Now this I can get behind! Holding someone responsible for the financial crisis would help Obama tap in to some of that populist discontent that's still surging through the electorate, and that the GOP is successfully redirecting at public sector employees and schoolteachers in a down-to-the-last-scrap war between the have-nots and the other have-nots. (In fact, this is a good reason to hold people accountable right away.)

Of course, I'm pretty sure that the reason this sort of accountability hasn't happened has very little to do with Eric Holder and his "explanations." I have a good feeling that the reason it hasn't happened is that Democrats from Obama on down are kinda-sorta hoping that some of the "certain people in American finance who haven't been held responsible for utterly ruining the economic fabric of our country" will help fund their re-election bids, in order to keep up with their opponents, who will be funded by the rest of the "certain people in American finance who haven't been held responsible for utterly ruining the economic fabric of our country." This is sort of a party-wide problem. (And if we're being honest, being beholden to Wall Street interests was a feature of the administration for which Carville toiled.)

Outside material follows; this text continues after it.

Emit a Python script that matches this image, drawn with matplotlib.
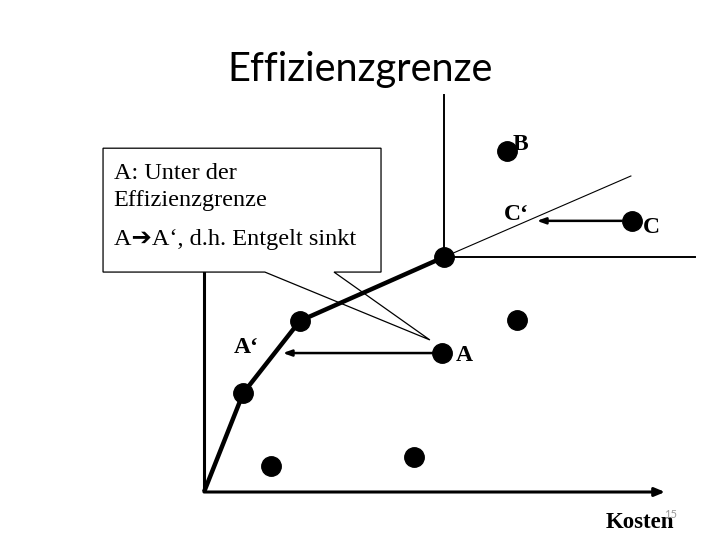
import matplotlib
matplotlib.use("Agg")
import matplotlib.pyplot as plt
from matplotlib.patches import Polygon

# ---- data (Kosten on x, Leistung on y, arbitrary units) ----
frontier_x = [0, 8.5, 20.8, 52.1]
frontier_y = [0, 24.9, 43.1, 59.2]
frontier_dots_x = [8.5, 20.8, 52.1]
frontier_dots_y = [24.9, 43.1, 59.2]

other_x = [65.7, 92.8, 51.6, 67.9, 14.5, 45.6]
other_y = [85.9, 68.3, 35.0, 43.3, 6.5, 8.8]

point_labels = ["B", "C", "A"]
label_x = [67.0, 95.3, 54.7]
label_y = [87.5, 66.5, 34.5]

moves_from_x = [49.5, 90.6]
moves_to_x = [17.1, 72.2]
moves_y = [35.0, 68.3]
moved_labels = ["A‘", "C‘"]
moved_label_x = [6.4, 65.0]

edge_top_y = 100.0
edge_right_x = 106.5
diag_end = (92.6, 79.6)

title = "Effizienzgrenze"
box_lines = ["A: Unter der", "Effizienzgrenze", "A\u2794A‘, d.h. Entgelt sinkt"]
xlabel = "Kosten"
page_no = "15"

# ---- figure ----
W, H = 720, 540
fig = plt.figure(figsize=(7.2, 5.4), dpi=100)
fig.patch.set_facecolor("white")
x0, y0, x1, y1 = 204, 492, 665, 95
ax = fig.add_axes([x0 / W, (H - y0) / H, (x1 - x0) / W, (y0 - y1) / H])
ax.set_xlim(0, 100)
ax.set_ylim(0, 100)
ax.axis("off")

serif = ["Liberation Serif", "DejaVu Sans"]

# axes
ax.annotate("", xy=(100, 0), xytext=(0, 0),
            arrowprops=dict(arrowstyle="-|>,head_length=0.6,head_width=0.25",
                            lw=2.2, color="black", shrinkA=0, shrinkB=0),
            annotation_clip=False)
ax.plot([0, 0], [0, 70], color="black", lw=2.2, clip_on=False, zorder=2,
        solid_capstyle="butt")

# callout box (covers y axis top)
bx0, by0, bx1, by1 = -21.9, 55.4, 38.4, 86.6
wb0, wb1, tip = 13.2, 28.2, (49.0, 38.3)
poly = Polygon([(bx0, by1), (bx1, by1), (bx1, by0), (wb1, by0), tip, (wb0, by0),
                (bx0, by0)], closed=True, facecolor="white", edgecolor="black",
               lw=0.9, zorder=3, clip_on=False)
ax.add_patch(poly)
ty = [80.2, 73.4, 63.6]
for t, yy in zip(box_lines, ty):
    ax.text(-19.6, yy, t, fontsize=17.5, family=serif, ha="left", va="center",
            zorder=4, clip_on=False)

# efficient edge lines
ax.plot([frontier_x[-1], frontier_x[-1]], [frontier_y[-1], edge_top_y],
        color="black", lw=1.4, zorder=2, clip_on=False)
ax.plot([frontier_x[-1], edge_right_x], [frontier_y[-1], frontier_y[-1]],
        color="black", lw=1.4, zorder=2, clip_on=False)
ax.plot([frontier_x[-1], diag_end[0]], [frontier_y[-1], diag_end[1]],
        color="black", lw=0.8, zorder=2, clip_on=False)

# frontier
ax.plot(frontier_x, frontier_y, color="black", lw=3.2, zorder=5,
        solid_capstyle="butt", clip_on=False)
ax.plot(frontier_dots_x, frontier_dots_y, "o", color="black", ms=14, zorder=6,
        clip_on=False)
ax.plot(other_x, other_y, "o", color="black", ms=14, zorder=6, clip_on=False)

# moves
for fx, tx, yy in zip(moves_from_x, moves_to_x, moves_y):
    ax.annotate("", xy=(tx, yy), xytext=(fx, yy),
                arrowprops=dict(arrowstyle="-|>,head_length=0.5,head_width=0.18",
                                lw=1.8, color="black", shrinkA=0, shrinkB=0),
                zorder=6, annotation_clip=False)

for t, xx, yy in zip(point_labels, label_x, label_y):
    ax.text(xx, yy, t, fontsize=17, family=serif, fontweight="bold",
            ha="left", va="center", clip_on=False)
for t, xx, yy in zip(moved_labels, moved_label_x, moves_y):
    ax.text(xx, yy + 1.5, t, fontsize=17, family=serif, fontweight="bold",
            ha="left", va="center", clip_on=False)

# x label & page number
fig.text(640 / W, 1 - 522 / H, xlabel, fontsize=16.5, family=serif,
         fontweight="bold", ha="center", va="center")
fig.text(671 / W, 1 - 514 / H, page_no, fontsize=8, color="#999999",
         ha="center", va="center", family="Lato")

# title
fig.text(360 / W, 1 - 69 / H, title, fontsize=28.6, family="Lato",
         ha="center", va="center")

fig.savefig("out.png", dpi=100, facecolor="white")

Carville also wants Obama to "make the case like a Democrat." He says, "While we are going along with the Republican austerity garbage, who is making the case against it? It's not the Democrats!" Again, however, this sounds like a Democratic Party-wide problem, as many, many Democratic lawmakers have very willingly gone along with turning tricks for the austerity pimps. What is Obama supposed to do about that, if he was inclined to put a stop to it (which he isn't, it seems)? Fire them, somehow? Indict them, for some reason? Per Carville, apparently this all has something to do with a guy at the Congressional Budget Office who has a last name that Carville thinks is silly:

We are allowing the over-educated, over-explanatory bureaucrat by the name of (Congresssional Budget Office director Douglas) Elmendorf do all the talking. Do not let him make your case.

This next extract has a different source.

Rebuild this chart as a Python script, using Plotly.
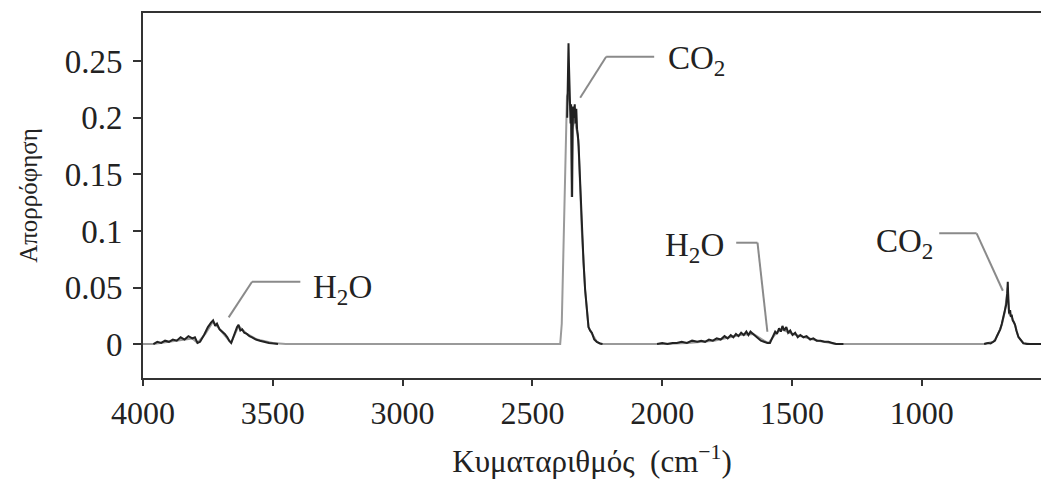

Okay, so someone should fire and/or indict Douglas Elmendorf on the grounds that he has an education and a job in which he's tasked with explaining things? Which battleground state does this move lock up?

Again, like a lot of others, I'd love to see some people go to jail -- iron bars and bread crusts and orange jumpsuit jail! -- for the 2008 financial crisis. (I also sort of think that people who destroy an entire coastline with oil and negligence should not be walking around as free men, either!) And I would love for the Obama economic team to get a lot less Geithner-y and become a lot more Volcker-y/Stiglitz-y. Again, I am utterly confused by this beef with Douglas Elmendorf (though the CBO is basically the fair-weather friend of every partisan hack in Washington), but I can understand why a guy like Carville is so motivated: "As I watch the Republican debates, I realize that we are on the brink of a crazy person running our nation."

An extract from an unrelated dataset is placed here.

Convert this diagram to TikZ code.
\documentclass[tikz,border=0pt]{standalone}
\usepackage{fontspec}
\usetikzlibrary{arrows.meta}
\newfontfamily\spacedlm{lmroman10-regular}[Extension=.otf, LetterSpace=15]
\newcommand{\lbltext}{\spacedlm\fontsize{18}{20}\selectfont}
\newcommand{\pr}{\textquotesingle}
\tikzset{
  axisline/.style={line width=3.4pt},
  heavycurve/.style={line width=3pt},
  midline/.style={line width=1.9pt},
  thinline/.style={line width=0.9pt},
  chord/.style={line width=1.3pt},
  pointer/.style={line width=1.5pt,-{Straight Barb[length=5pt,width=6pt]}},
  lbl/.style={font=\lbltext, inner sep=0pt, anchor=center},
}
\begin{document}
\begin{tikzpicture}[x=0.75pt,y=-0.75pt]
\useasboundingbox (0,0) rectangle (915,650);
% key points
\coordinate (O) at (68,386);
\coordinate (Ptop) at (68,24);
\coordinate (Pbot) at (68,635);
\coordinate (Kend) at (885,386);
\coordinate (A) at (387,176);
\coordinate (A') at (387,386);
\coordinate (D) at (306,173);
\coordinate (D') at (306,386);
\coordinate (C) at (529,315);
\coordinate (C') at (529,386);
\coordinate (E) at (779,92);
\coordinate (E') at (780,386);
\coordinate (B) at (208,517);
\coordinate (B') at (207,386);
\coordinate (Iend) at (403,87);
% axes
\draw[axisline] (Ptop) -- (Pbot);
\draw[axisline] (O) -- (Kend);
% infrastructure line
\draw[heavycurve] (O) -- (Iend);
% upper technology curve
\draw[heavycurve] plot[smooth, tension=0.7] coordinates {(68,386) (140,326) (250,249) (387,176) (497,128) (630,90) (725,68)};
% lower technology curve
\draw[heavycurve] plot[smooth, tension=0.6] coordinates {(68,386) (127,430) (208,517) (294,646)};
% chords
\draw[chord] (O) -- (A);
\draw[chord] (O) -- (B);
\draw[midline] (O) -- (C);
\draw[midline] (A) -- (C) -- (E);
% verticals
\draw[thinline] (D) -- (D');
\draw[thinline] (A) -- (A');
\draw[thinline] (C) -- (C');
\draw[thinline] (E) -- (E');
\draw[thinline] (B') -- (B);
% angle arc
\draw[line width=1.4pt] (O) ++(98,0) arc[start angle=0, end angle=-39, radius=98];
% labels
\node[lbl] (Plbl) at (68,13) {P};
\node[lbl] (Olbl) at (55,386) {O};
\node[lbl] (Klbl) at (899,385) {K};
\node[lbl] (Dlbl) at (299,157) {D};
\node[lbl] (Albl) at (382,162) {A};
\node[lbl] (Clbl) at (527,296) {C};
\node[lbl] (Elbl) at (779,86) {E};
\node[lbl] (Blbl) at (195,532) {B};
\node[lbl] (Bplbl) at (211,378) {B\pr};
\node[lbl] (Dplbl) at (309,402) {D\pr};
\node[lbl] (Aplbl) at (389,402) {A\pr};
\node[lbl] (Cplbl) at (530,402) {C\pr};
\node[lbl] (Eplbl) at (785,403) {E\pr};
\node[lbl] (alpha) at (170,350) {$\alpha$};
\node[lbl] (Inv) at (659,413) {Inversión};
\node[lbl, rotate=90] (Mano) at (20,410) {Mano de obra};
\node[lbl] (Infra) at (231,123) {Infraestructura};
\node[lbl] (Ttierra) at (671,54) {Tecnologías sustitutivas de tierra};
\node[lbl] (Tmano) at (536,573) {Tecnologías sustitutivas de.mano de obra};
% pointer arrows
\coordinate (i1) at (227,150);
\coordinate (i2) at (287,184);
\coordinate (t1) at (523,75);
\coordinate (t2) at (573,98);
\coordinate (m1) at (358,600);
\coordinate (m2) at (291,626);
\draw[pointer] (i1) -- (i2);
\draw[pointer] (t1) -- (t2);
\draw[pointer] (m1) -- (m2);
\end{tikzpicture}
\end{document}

Nevertheless, I remain convinced that panic and frenzy and sudden purges just don't work as a means to overcome election-year opponents (if it did, perhaps John McCain would be president right now). And if the shoe were on the other foot, I think James Carville would offer Cajun-style denunciations of politically-motivated indictments. But the salient point is this: In this particular election, the economic fundamentals are bad, and that's the primary headwind that Obama is facing in terms of his re-election hopes. While it might be good and right and just to fire someone or to send someone to jail, these aren't things that are going to bring about a sudden economic recovery that alters these fundamentals.

Beyond that, I'm pretty sure that "The Complete History Of Unambiguously Effective Presidential Manic Panic Freakouts" is a zero-page book that takes zero minutes to write. In fact, I just wrote it! Buy it today, wherever books are not sold, for no dollars. Instead of succumbing to the madness of the hour, I'd recommend brushing up on one's Kipling!